> [STORED ROWS]:
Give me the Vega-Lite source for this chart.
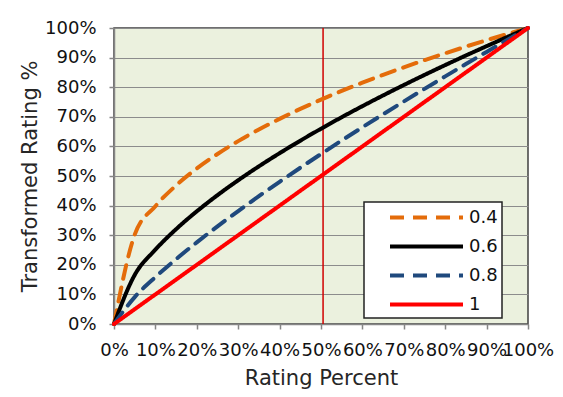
==
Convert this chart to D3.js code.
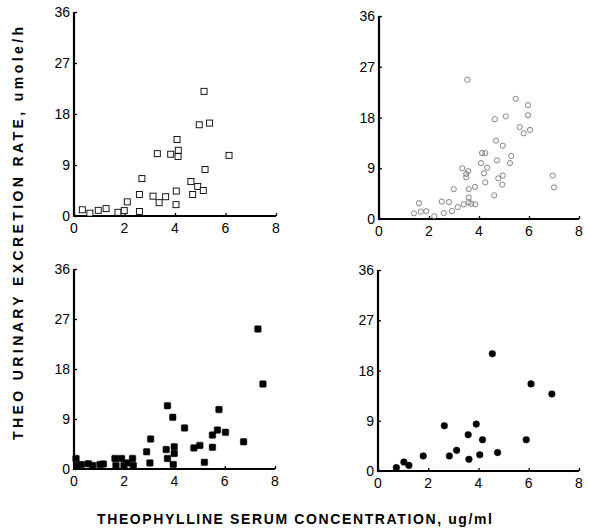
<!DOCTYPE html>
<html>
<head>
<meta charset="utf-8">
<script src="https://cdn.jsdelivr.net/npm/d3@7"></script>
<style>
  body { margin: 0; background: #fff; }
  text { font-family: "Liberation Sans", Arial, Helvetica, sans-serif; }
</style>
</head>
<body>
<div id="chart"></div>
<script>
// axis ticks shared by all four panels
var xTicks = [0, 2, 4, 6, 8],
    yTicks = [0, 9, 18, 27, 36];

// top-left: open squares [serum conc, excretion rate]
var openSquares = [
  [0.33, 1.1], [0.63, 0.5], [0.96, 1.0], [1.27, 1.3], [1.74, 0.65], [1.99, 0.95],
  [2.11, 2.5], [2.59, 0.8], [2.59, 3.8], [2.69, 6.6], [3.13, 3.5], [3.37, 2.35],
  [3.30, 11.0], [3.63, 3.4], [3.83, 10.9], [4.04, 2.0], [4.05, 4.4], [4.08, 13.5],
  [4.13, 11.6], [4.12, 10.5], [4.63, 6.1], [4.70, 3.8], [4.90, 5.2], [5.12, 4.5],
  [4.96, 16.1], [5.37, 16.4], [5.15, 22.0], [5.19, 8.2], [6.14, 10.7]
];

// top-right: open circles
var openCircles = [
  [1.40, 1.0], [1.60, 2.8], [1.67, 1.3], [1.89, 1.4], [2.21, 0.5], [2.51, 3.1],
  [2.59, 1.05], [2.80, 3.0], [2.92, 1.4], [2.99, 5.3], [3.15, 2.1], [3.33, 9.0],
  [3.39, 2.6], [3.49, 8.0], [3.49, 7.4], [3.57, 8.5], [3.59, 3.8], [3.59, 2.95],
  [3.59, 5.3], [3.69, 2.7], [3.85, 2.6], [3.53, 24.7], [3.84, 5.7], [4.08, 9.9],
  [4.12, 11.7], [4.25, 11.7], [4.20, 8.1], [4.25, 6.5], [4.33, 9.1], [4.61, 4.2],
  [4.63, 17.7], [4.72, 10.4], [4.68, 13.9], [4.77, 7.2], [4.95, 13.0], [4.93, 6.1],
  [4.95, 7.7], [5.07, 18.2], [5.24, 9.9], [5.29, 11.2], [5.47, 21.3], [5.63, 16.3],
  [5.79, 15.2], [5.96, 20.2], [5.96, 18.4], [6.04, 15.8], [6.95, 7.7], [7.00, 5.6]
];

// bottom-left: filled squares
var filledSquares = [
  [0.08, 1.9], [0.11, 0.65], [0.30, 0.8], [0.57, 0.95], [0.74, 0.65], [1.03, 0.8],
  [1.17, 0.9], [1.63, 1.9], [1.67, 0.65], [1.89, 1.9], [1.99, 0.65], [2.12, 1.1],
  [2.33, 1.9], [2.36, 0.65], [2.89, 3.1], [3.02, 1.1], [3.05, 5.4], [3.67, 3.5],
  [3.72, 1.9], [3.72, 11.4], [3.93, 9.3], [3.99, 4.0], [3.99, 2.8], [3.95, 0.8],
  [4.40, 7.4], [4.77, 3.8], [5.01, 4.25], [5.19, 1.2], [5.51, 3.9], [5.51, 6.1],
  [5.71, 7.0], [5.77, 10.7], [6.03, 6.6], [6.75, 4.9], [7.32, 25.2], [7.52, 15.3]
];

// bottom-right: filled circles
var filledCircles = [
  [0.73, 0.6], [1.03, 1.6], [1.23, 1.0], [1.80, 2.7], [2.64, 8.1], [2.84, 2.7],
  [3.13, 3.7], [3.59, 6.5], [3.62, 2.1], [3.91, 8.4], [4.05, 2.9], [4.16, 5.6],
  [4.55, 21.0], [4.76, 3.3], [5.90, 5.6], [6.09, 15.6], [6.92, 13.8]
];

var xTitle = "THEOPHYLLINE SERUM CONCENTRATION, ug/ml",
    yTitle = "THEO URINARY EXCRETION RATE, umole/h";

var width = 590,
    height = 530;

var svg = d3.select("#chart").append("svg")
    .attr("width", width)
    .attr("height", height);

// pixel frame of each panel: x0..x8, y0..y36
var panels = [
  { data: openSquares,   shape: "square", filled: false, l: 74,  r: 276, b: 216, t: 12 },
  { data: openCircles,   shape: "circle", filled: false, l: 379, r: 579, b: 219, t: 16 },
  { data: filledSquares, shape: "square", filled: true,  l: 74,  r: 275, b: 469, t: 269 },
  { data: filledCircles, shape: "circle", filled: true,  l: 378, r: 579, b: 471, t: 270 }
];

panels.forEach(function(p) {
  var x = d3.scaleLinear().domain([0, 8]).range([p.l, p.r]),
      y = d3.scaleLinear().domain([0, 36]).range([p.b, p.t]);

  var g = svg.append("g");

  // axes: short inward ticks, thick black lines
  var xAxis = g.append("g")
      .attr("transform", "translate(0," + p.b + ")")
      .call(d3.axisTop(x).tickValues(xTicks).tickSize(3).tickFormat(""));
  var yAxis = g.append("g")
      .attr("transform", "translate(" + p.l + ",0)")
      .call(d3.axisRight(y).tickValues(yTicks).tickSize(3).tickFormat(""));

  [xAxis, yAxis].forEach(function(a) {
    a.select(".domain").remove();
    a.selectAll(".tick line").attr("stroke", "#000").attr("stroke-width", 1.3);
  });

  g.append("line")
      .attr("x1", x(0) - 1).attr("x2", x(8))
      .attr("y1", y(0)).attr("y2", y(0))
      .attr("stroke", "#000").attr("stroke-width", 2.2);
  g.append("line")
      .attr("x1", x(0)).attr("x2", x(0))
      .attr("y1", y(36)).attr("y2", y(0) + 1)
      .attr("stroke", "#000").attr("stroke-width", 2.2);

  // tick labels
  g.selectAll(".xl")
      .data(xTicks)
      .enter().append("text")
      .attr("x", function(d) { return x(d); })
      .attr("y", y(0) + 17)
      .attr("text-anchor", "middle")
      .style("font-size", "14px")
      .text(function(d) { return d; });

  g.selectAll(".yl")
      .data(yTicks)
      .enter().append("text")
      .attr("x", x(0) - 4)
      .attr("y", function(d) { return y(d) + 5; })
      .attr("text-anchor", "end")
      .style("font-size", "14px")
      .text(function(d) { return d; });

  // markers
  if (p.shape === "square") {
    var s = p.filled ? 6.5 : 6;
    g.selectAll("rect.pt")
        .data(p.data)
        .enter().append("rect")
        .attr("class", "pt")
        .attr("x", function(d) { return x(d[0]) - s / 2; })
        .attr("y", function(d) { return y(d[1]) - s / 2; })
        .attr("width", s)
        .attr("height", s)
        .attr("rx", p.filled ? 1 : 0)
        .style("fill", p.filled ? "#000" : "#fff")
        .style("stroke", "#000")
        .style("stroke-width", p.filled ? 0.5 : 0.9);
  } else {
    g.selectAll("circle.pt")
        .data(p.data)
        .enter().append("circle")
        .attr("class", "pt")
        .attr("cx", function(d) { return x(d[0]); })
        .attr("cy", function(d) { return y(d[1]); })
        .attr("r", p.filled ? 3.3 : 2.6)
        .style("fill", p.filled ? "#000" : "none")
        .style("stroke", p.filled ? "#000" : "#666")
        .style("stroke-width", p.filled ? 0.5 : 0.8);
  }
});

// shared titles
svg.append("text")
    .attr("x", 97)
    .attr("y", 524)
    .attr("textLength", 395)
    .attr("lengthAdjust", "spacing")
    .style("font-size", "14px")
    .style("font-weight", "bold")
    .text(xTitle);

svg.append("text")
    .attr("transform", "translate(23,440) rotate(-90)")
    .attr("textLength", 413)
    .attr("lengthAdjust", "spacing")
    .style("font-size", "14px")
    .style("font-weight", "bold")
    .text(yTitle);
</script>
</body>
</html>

> [REQUIREMENTS]: Copy, exactly as they stand, the lines from the one that holds "Convert this chart to D3.js code." to the one that holds "yTicks = [0, 9, 18, 27, 36];", both included, and drop every picture.

> [ANSWER BELOW]:
Convert this chart to D3.js code.
<!DOCTYPE html>
<html>
<head>
<meta charset="utf-8">
<script src="https://cdn.jsdelivr.net/npm/d3@7"></script>
<style>
  body { margin: 0; background: #fff; }
  text { font-family: "Liberation Sans", Arial, Helvetica, sans-serif; }
</style>
</head>
<body>
<div id="chart"></div>
<script>
// axis ticks shared by all four panels
var xTicks = [0, 2, 4, 6, 8],
    yTicks = [0, 9, 18, 27, 36];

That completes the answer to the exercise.